───── RECORDED DATA

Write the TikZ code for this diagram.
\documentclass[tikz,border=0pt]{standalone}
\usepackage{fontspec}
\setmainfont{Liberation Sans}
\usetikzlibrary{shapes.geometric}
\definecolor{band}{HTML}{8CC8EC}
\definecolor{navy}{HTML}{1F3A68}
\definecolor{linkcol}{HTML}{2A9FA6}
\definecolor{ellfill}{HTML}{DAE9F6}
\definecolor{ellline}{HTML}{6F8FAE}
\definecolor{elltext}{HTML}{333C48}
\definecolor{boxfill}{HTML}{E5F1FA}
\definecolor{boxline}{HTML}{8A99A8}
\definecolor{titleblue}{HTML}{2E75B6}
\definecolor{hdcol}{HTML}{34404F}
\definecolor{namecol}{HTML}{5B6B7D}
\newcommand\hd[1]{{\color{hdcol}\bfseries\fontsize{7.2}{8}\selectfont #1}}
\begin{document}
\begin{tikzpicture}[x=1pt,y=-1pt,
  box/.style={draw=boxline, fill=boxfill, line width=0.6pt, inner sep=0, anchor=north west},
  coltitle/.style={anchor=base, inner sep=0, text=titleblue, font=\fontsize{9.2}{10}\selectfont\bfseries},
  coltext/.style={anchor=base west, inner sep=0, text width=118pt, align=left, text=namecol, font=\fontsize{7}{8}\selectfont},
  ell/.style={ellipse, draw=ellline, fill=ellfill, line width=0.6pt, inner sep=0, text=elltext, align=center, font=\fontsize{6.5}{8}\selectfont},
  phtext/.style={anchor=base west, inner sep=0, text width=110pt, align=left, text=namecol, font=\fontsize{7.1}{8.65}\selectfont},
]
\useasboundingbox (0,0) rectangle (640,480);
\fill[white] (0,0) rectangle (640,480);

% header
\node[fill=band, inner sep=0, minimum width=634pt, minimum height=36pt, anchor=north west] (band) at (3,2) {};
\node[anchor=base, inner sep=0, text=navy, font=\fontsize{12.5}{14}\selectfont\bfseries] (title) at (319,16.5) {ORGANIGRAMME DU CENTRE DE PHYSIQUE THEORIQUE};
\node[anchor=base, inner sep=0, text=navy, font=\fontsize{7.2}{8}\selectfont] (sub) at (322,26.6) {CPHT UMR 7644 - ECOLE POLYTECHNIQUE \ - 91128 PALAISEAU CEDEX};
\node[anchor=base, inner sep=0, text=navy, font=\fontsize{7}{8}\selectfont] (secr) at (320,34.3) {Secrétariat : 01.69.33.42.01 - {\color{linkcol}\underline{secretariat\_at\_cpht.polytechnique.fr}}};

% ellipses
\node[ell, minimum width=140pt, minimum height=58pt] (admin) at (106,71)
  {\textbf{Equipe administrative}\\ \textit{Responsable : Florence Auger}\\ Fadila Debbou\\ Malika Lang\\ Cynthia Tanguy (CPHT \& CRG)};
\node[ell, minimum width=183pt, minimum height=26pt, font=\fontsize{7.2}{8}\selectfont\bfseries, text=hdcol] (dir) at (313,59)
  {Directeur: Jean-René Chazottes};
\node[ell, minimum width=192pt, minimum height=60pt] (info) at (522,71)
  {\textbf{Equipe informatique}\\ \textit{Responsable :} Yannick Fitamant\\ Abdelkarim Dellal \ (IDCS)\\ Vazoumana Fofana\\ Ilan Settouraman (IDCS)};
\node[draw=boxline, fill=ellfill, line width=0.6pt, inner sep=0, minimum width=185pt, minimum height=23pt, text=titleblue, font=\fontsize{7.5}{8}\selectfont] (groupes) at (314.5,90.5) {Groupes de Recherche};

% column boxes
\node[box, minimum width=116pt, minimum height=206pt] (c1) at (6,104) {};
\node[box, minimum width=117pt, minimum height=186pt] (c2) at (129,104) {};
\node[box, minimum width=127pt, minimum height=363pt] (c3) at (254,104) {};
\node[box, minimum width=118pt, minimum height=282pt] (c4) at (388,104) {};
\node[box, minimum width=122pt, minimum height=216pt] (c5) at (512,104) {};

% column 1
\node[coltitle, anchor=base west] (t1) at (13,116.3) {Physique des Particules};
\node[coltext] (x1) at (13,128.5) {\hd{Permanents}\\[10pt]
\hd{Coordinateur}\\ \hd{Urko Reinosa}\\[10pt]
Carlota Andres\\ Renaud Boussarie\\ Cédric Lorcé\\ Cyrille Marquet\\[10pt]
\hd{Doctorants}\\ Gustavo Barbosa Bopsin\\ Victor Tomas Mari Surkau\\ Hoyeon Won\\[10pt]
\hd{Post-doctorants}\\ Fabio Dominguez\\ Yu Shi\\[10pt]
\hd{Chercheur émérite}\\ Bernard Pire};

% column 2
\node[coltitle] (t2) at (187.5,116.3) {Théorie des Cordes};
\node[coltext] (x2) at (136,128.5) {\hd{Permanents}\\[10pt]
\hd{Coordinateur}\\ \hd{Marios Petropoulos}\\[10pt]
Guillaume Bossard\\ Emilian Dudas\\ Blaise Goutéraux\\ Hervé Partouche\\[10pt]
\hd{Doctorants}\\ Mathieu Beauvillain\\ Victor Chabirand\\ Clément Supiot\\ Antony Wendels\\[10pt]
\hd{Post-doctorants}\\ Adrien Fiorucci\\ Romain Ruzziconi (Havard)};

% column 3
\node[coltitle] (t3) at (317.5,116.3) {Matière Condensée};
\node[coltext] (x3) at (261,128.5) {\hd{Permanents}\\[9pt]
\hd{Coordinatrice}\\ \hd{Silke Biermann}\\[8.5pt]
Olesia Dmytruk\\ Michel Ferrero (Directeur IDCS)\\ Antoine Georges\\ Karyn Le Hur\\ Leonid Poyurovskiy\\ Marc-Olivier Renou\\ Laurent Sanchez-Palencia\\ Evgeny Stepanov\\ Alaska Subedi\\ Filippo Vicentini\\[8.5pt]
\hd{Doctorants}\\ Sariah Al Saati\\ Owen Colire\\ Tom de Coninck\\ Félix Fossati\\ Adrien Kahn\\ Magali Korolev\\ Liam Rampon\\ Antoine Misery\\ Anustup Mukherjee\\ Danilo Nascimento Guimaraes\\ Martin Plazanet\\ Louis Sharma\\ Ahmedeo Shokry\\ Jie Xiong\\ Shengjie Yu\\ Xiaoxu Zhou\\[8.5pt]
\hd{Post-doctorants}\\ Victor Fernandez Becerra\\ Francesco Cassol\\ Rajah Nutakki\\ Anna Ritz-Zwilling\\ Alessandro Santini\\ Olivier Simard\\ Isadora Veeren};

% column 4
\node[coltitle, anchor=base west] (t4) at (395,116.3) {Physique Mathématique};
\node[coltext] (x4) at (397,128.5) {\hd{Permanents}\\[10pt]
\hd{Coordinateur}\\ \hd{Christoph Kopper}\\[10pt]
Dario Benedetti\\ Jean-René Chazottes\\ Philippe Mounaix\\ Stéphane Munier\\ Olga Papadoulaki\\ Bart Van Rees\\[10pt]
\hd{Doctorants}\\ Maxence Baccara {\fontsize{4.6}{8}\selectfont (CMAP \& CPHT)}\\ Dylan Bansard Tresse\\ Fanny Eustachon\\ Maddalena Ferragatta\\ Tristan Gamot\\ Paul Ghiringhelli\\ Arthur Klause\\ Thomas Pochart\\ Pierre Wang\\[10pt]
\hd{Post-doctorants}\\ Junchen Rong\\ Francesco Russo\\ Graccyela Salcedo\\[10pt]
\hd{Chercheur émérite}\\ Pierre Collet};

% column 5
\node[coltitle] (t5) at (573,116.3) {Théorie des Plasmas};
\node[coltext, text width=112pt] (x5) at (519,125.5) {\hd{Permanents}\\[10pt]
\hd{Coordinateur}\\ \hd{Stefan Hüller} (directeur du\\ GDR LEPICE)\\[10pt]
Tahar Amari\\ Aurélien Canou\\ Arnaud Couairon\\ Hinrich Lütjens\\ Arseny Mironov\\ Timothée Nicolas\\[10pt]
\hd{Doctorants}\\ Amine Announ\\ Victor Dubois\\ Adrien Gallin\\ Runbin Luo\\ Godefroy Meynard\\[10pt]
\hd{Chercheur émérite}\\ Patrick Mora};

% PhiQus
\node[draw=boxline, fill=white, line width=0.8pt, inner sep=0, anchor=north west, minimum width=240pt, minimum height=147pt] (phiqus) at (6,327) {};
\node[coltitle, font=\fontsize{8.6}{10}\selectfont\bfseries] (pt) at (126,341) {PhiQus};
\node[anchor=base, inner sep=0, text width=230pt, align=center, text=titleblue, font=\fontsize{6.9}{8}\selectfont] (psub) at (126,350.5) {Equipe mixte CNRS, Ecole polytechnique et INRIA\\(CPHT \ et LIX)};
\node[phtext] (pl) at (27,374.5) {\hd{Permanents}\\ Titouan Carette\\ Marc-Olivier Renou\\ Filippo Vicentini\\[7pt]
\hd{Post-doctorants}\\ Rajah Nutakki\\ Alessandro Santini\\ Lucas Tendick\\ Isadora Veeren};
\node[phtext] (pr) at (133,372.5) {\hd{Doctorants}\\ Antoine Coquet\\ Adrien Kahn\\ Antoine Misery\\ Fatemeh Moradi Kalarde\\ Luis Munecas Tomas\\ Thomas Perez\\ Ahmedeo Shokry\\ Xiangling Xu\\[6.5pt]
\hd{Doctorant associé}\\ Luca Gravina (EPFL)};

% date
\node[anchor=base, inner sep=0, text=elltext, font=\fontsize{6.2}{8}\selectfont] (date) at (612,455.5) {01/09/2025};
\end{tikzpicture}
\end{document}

──────────

### WHAT IS REQUIRED:
Please print exactly what appears from the first line of the data through the line with "(secr) at (320,34.3)", including both of those lines and nothing past them.

### RESULT OF THIS EXERCISE:
Write the TikZ code for this diagram.
\documentclass[tikz,border=0pt]{standalone}
\usepackage{fontspec}
\setmainfont{Liberation Sans}
\usetikzlibrary{shapes.geometric}
\definecolor{band}{HTML}{8CC8EC}
\definecolor{navy}{HTML}{1F3A68}
\definecolor{linkcol}{HTML}{2A9FA6}
\definecolor{ellfill}{HTML}{DAE9F6}
\definecolor{ellline}{HTML}{6F8FAE}
\definecolor{elltext}{HTML}{333C48}
\definecolor{boxfill}{HTML}{E5F1FA}
\definecolor{boxline}{HTML}{8A99A8}
\definecolor{titleblue}{HTML}{2E75B6}
\definecolor{hdcol}{HTML}{34404F}
\definecolor{namecol}{HTML}{5B6B7D}
\newcommand\hd[1]{{\color{hdcol}\bfseries\fontsize{7.2}{8}\selectfont #1}}
\begin{document}
\begin{tikzpicture}[x=1pt,y=-1pt,
  box/.style={draw=boxline, fill=boxfill, line width=0.6pt, inner sep=0, anchor=north west},
  coltitle/.style={anchor=base, inner sep=0, text=titleblue, font=\fontsize{9.2}{10}\selectfont\bfseries},
  coltext/.style={anchor=base west, inner sep=0, text width=118pt, align=left, text=namecol, font=\fontsize{7}{8}\selectfont},
  ell/.style={ellipse, draw=ellline, fill=ellfill, line width=0.6pt, inner sep=0, text=elltext, align=center, font=\fontsize{6.5}{8}\selectfont},
  phtext/.style={anchor=base west, inner sep=0, text width=110pt, align=left, text=namecol, font=\fontsize{7.1}{8.65}\selectfont},
]
\useasboundingbox (0,0) rectangle (640,480);
\fill[white] (0,0) rectangle (640,480);

% header
\node[fill=band, inner sep=0, minimum width=634pt, minimum height=36pt, anchor=north west] (band) at (3,2) {};
\node[anchor=base, inner sep=0, text=navy, font=\fontsize{12.5}{14}\selectfont\bfseries] (title) at (319,16.5) {ORGANIGRAMME DU CENTRE DE PHYSIQUE THEORIQUE};
\node[anchor=base, inner sep=0, text=navy, font=\fontsize{7.2}{8}\selectfont] (sub) at (322,26.6) {CPHT UMR 7644 - ECOLE POLYTECHNIQUE \ - 91128 PALAISEAU CEDEX};
\node[anchor=base, inner sep=0, text=navy, font=\fontsize{7}{8}\selectfont] (secr) at (320,34.3) {Secrétariat : 01.69.33.42.01 - {\color{linkcol}\underline{secretariat\_at\_cpht.polytechnique.fr}}};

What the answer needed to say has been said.